>>
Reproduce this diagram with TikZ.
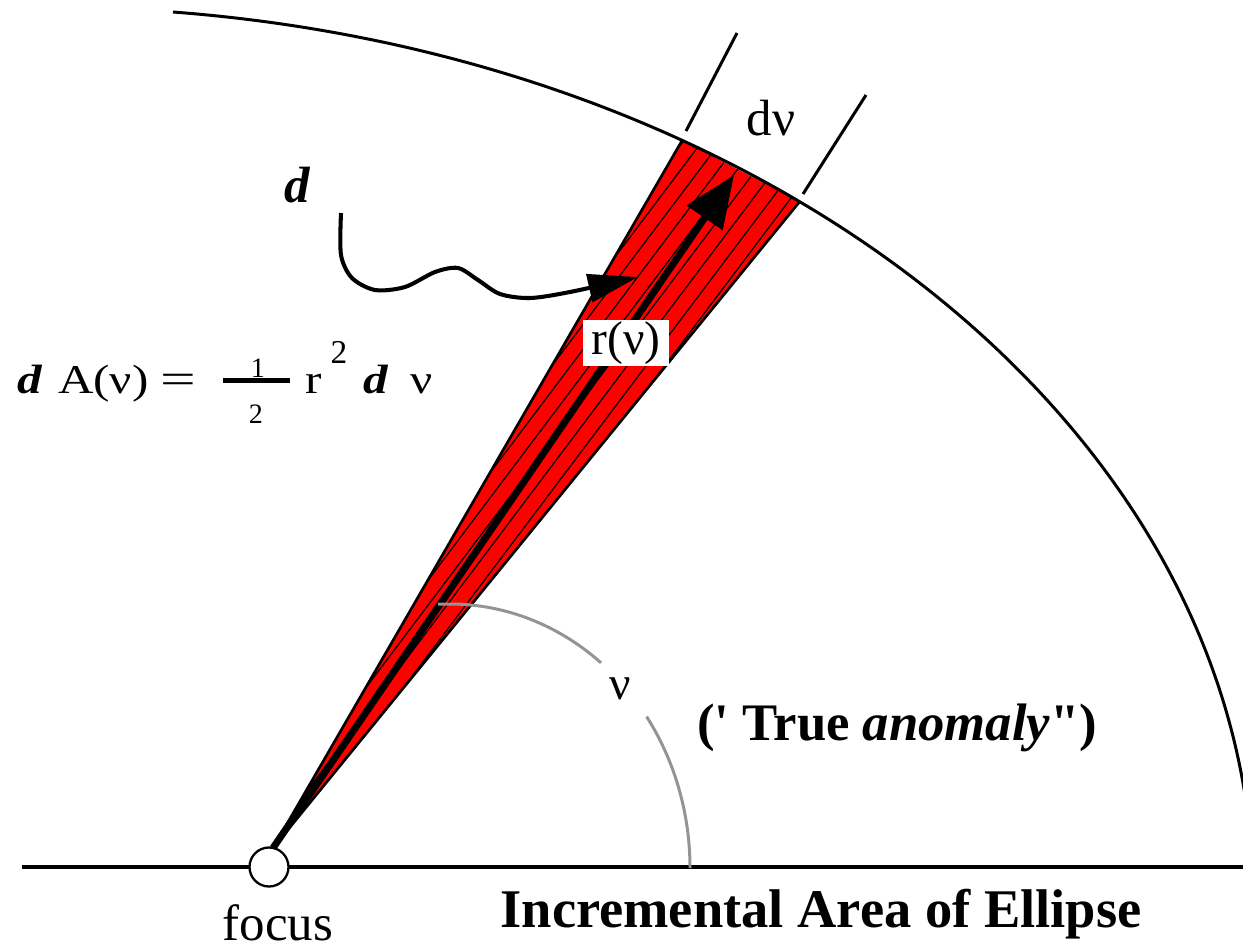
\documentclass[tikz,border=0pt]{standalone}
\usepackage{fontspec}
\setmainfont{Liberation Serif}
\newfontfamily\qfont{Liberation Serif}
\newfontfamily\wideserif{Liberation Serif}[FakeStretch=1.2]
\newfontfamily\widerserif{Liberation Serif}[FakeStretch=1.5]
\usetikzlibrary{arrows.meta}
\newcommand{\fsz}[1]{\fontsize{#1}{#1}\selectfont}
\begin{document}
\begin{tikzpicture}[x=0.02cm, y=-0.02cm,
  txt/.style={inner sep=0pt, outer sep=0pt},
  orbit/.style={line width=1.7pt, black},
  axisline/.style={line width=2pt, black},
  wedgeedge/.style={line width=1.5pt, black, line join=round},
  hatch/.style={line width=0.7pt, black},
  tickline/.style={line width=1.7pt, black},
  anglearc/.style={line width=1.7pt, black!42},
  radius/.style={line width=4pt, black, -{Triangle[length=1.04cm, width=0.84cm]}},
  wavy/.style={line width=2.3pt, black, -{Triangle[length=1.0cm, width=0.56cm]}},
  formula/.style={txt, anchor=base west, font=\wideserif\fsz{23.3}},
  formulad/.style={txt, anchor=base west, font=\wideserif\bfseries\itshape\fsz{23.3}},
  ]
\useasboundingbox (0,0) rectangle (1243,950);

% key points (wedge corners lie on the orbit ellipse: centre (50,900), radii 1203.4 x 892.7)
\coordinate (apex) at (273,848);
\coordinate (L) at (682.1,140.4);
\coordinate (R) at (799.7,201.6);
\coordinate (tip) at (734,175);

% red wedge with hatching
\fill[red] (apex) -- (L) -- (R) -- cycle;
\begin{scope}
  \clip (apex) -- (L) -- (R) -- cycle;
  \foreach \f in {112,130.8,...,330} {
    \draw[hatch] (\f,900) -- ++(723,-960);
  }
\end{scope}
\draw[wedgeedge] (L) -- (apex) -- (R);

% orbit arc
\coordinate (orbstart) at (173,12);
\draw[orbit] (orbstart) arc[start angle=-84.13, end angle=-6, x radius=1203.4, y radius=892.7];

% baseline
\coordinate (bl) at (22,867);
\coordinate (br) at (1243,867);
\draw[axisline] (bl) -- (br);

% d-nu tick lines
\coordinate (t1a) at (686,131);
\coordinate (t1b) at (737,33);
\coordinate (t2a) at (803,194);
\coordinate (t2b) at (866,95);
\draw[tickline] (t1a) -- (t1b);
\draw[tickline] (t2a) -- (t2b);

% radius vector
\draw[radius] (apex) -- (tip);

% angle arc (true anomaly)
\draw[anglearc] (438,604) -- (450,604) arc[start angle=-90, end angle=-51, x radius=240, y radius=264];
\draw[anglearc] (646.6,716.6) arc[start angle=-35, end angle=0, x radius=240, y radius=264];

% focus
\node[circle, draw, line width=1.3pt, fill=white, minimum size=0.78cm, inner sep=0pt] (focus) at (269,867) {};

% labels
\node[txt, fill=white, minimum width=1.72cm, minimum height=0.92cm, font=\fsz{27}] (rlab) at (626,343) {r(ν)};
\node[txt, font=\fsz{27}] (nu) at (620,689) {ν};
\node[txt, anchor=base, font=\fsz{29}] (dnu) at (771,135) {dν};
\node[txt, anchor=base, font=\bfseries\itshape\fsz{29}] (dlab) at (297,202) {d};
\node[txt, anchor=base west, font=\qfont\bfseries\fsz{30}] (anom) at (697,740) {(' True \textit{anomaly}")};
\node[txt, anchor=base, font=\bfseries\fsz{31}] (title) at (821,927) {Incremental Area of Ellipse};
\node[txt, anchor=base, font=\fsz{29}] (focuslab) at (278,940) {focus};

% wavy arrow
\coordinate (ws) at (341,213);
\coordinate (we) at (638,277);
\draw[wavy] plot[smooth, tension=0.5] coordinates {(ws) (341,255) (352,278) (375,290) (405,287) (435,272) (458,268) (478,280) (500,294) (530,298) (570,292) (we)};

% formula
\node[formulad] (fd) at (17,393) {d};
\node[formula] (fA) at (58,393) {A(ν)};
\node[txt, anchor=base west, font=\widerserif\fsz{24}] (feq) at (160,393) {=};
\coordinate (fbl) at (223,380.5);
\coordinate (fbr) at (290,380.5);
\draw[line width=2.6pt] (fbl) -- (fbr);
\node[txt, font=\fsz{16}] (fone) at (258,368) {1};
\node[txt, font=\fsz{16}] (ftwo) at (256,414) {2};
\node[formula] (fr) at (305,393) {r};
\node[txt, font=\fsz{19}] (fsq) at (339,352) {2};
\node[formulad] (fd2) at (363,393) {d};
\node[formula] (fnu) at (410,393) {ν};
\end{tikzpicture}
\end{document}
<<
> **GIVEN REQUEST**
Without the pictures, return the listing above from its first line through the line that has "(tip) at (734,175);".

> **FINISHED EXERCISE**
Reproduce this diagram with TikZ.
\documentclass[tikz,border=0pt]{standalone}
\usepackage{fontspec}
\setmainfont{Liberation Serif}
\newfontfamily\qfont{Liberation Serif}
\newfontfamily\wideserif{Liberation Serif}[FakeStretch=1.2]
\newfontfamily\widerserif{Liberation Serif}[FakeStretch=1.5]
\usetikzlibrary{arrows.meta}
\newcommand{\fsz}[1]{\fontsize{#1}{#1}\selectfont}
\begin{document}
\begin{tikzpicture}[x=0.02cm, y=-0.02cm,
  txt/.style={inner sep=0pt, outer sep=0pt},
  orbit/.style={line width=1.7pt, black},
  axisline/.style={line width=2pt, black},
  wedgeedge/.style={line width=1.5pt, black, line join=round},
  hatch/.style={line width=0.7pt, black},
  tickline/.style={line width=1.7pt, black},
  anglearc/.style={line width=1.7pt, black!42},
  radius/.style={line width=4pt, black, -{Triangle[length=1.04cm, width=0.84cm]}},
  wavy/.style={line width=2.3pt, black, -{Triangle[length=1.0cm, width=0.56cm]}},
  formula/.style={txt, anchor=base west, font=\wideserif\fsz{23.3}},
  formulad/.style={txt, anchor=base west, font=\wideserif\bfseries\itshape\fsz{23.3}},
  ]
\useasboundingbox (0,0) rectangle (1243,950);

% key points (wedge corners lie on the orbit ellipse: centre (50,900), radii 1203.4 x 892.7)
\coordinate (apex) at (273,848);
\coordinate (L) at (682.1,140.4);
\coordinate (R) at (799.7,201.6);
\coordinate (tip) at (734,175);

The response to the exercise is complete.